Newton Willard Utley Sr. (May 12, 1860 – May 24, 1929) was an American lawyer and politician from the Commonwealth of Kentucky. A Democrat, he served as acting lieutenant governor of Kentucky under J. C. W. Beckham from 1902 to 1903, a member of the Kentucky Senate from 1900 to 1904, and president pro tempore of the Kentucky Senate from 1902 to 1904. Before becoming involved in politics, he was a missionary in Japan and helped establish Kwansei Gakuin University.

== Early life and education ==
Newton Willard Utley was born to William Washington Utley and Sarah Ann Holland on May 12, 1860. The Utleys were farmers in Marshall County, Kentucky. He attended the local one-room schoolhouse and later worked as a schoolteacher for about four years in Marshall, Hickman, and Fulton counties. He moved to Nashville, Tennessee, and enrolled in Vanderbilt University, where he graduated with a Graduate of Theology Degree in 1887. After graduating, he continued to attend the university for another year, doing post-graduate work in sciences and modern languages. He married Sarah S. Childers on July 9, 1890; the couple had three children, Newton Willard Jr., Francis W., and Merill Holland.

== Career ==
Utley was a missionary in Japan with the Methodist Episcopal Church, South. While in Japan, he established the Kwansei Gakuin University in Kobe. He lived in Japan until his health began to fail, compelling him to return to Kentucky. In 1893, he returned to Japan, traveling across the southern part of the country, establishing mission stations along the way. In 1896, on account of the failing health of his wife, he returned to Kentucky.
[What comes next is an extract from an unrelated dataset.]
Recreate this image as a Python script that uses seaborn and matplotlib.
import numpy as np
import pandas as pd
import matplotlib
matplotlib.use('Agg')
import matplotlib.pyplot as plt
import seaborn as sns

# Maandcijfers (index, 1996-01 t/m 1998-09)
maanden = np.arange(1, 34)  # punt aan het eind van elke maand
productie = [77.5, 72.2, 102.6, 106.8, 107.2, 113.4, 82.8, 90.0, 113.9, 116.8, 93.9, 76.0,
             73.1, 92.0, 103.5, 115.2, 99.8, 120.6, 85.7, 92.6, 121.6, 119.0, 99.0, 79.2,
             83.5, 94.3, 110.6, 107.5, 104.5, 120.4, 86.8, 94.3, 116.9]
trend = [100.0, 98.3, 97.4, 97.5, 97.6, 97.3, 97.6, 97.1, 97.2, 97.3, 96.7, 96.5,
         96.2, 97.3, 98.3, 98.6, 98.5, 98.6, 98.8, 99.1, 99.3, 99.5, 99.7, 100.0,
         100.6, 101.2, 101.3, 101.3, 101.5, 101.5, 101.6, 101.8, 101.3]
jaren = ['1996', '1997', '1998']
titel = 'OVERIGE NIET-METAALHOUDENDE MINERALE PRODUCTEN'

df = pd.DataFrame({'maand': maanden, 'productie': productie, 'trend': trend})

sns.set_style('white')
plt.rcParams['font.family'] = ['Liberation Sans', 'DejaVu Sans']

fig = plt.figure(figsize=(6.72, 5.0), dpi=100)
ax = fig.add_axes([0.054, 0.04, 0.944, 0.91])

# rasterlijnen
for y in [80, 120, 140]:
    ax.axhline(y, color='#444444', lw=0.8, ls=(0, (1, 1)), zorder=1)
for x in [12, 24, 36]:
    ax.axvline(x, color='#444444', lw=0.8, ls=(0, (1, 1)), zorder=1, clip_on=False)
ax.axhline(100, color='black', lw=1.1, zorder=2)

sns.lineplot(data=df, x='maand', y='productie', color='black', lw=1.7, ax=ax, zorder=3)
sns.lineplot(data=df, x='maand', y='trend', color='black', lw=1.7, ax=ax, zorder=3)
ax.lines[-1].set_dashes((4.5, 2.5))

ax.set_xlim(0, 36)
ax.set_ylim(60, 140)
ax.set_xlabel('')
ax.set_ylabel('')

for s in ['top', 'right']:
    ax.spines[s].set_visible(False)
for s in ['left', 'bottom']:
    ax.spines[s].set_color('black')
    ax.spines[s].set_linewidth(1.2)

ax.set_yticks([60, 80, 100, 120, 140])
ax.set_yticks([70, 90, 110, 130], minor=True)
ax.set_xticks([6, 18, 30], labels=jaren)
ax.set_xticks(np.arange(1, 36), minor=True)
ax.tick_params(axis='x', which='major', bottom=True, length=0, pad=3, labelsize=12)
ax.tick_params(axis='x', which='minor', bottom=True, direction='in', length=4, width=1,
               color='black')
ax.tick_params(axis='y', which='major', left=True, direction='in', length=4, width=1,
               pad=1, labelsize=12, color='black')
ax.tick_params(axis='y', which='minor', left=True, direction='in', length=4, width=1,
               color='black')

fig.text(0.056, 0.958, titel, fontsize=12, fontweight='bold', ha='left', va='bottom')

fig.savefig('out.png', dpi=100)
After returning from Japan, Utley moved to Eddyville, where he opened a law practice. In 1897, he was admitted to the Kentucky Bar Association, and served as vice-president of the association for several years. During this time, Utley became involved in banking, and worked at several banks in Lyon County, including the Citizens Bank in Kuttawa, Kentucky, where he served as vice-president, and director of the First State Bank in Eddyville.

=== Political career ===
In 1899, Utley was elected as a Democrat to the Kentucky Senate, representing the 3rd district, which comprised Lyon, Livingston, Calloway, and Trigg counties. He assumed office in 1900. On the morning of January 30, 1900, Governor William Goebel was shot by an assassin. He died three days later, pushing the state on the verge of civil war. According to author and historian William Elsey Connelley, Utley was one of the most influential members of the senate during the chaotic sessions of 1900 and 1902. In 1902, Utley was appointed by his peers to be president pro tempore of the Kentucky Senate, which made him ex officio lieutenant governor of Kentucky under J. C. W. Beckham from 1902 to 1903. Other members of his party encouraged him to run for a full term as lieutenant governor in the 1903 elections, but he declined, instead deciding to retire.

== Later life and death ==
In late 1928, Utley traveled to Florida, seeking treatment for his failing health. He returned to Kentucky six months later. After his return from Florida, his health continued to decline over the next six weeks, until his death from myocarditis on May 24, 1929. He was buried in the Eddyville Cemetery in Eddyville.